1. Become Conscious of your Breathing Pattern: Slow it Down and Even it Out
When you get stressed or your mind races, there is a tendency for your breath to get short, shallow or constricted. A simple way to change this is to practice a technique called Sama Vritti – or Even Steady Breathing. Close your eyes, inhale without strain and count your inhalation. Now exhale for the same count. If you inhale to a 4 count, exhale to a 4 count. Continue until you feel calmer physically and mentally.
2. Move With Awareness
When the mind is agitated, sitting in the same spot ruminating can actually make it worse. But moving in a rote way just postpones the agitation. Another simple way to calm the mind is to move with awareness. Consider taking a vinyasa yoga class where each movement is consciously linked to a part of the breath. Or take your usual run, but commit to feeling every breath along the way. Seated forward folds with deep, slow, abdominal breaths are also great to soothe the mind. Scott Sonnon has a wonderful program called Intu-Flow that is an integrated joint mobility primer – it not only makes your body feel good, but it’s fluid, simple, conscious movements re-center the mind.
3. Write it Out
When the mind is racing, it is usually having a dialogue with itself or listing off things of some sort. Ana Forrest taught me the easy task of having a legal pad at my side all the time to write down my internal listing/worrying and dialoguing. The act of writing down the chatter in the mind helps to get it out. It also allows you to read through and witness the really funny things your mind comes up with. Both aspects create a situation where you can intercept and change the pattern of hectic mind through the use of your conscious witness.

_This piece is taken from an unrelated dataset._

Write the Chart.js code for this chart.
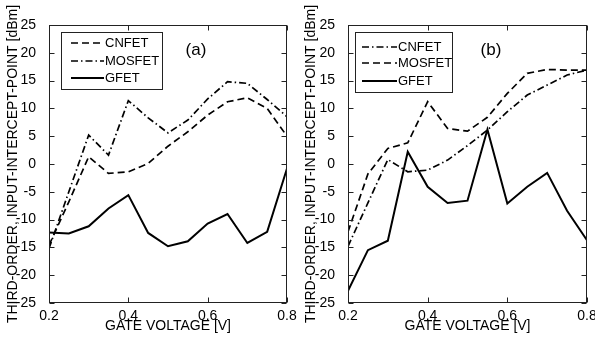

4. Try a Guided Meditation or Yoga Nidra
When my mind is at its most frantic, I often cannot fall asleep or stay clear headed to get through my busiest days. I have found it useful at times like this to pop in a CD of a guided meditation or yoga nidra (progressive, guided relaxation). Just following along to someone’s voice through the motions of visualization, intention setting (sankalpa) or breathing helps to calm the mind. My favorites are from Rod Stryker and Richard Miller.
Just a side note – I don’t come from a tradition that believes in stopping the mind. I actually don’t think this is possible. The mind is meant to think. But I do believe there is a difference between a clear, relaxed mind and a hectic, stressed one. Try the above techniques and feel if they help you to practice a relaxed mind, unpacking the stuck thoughts of the mind, and giving you space to focus in the moment.
As we were leaving the exhibition space with the brain wave game, I heard a very young girl stand up, throw down the head piece and shout, “This game is broken, no fair.” I saw in this girl some of myself. I wanted to run up and hug her – tell her that all is not lost – that her sharp brain might race away, but it also could do incredible things. I wanted to teach her these tools early so that she might discover clear mind earlier in life. It wasn’t appropriate, but it inspired me to write to all of you. Add these tools to your lifebox and use them whenever your mind decides to run amok.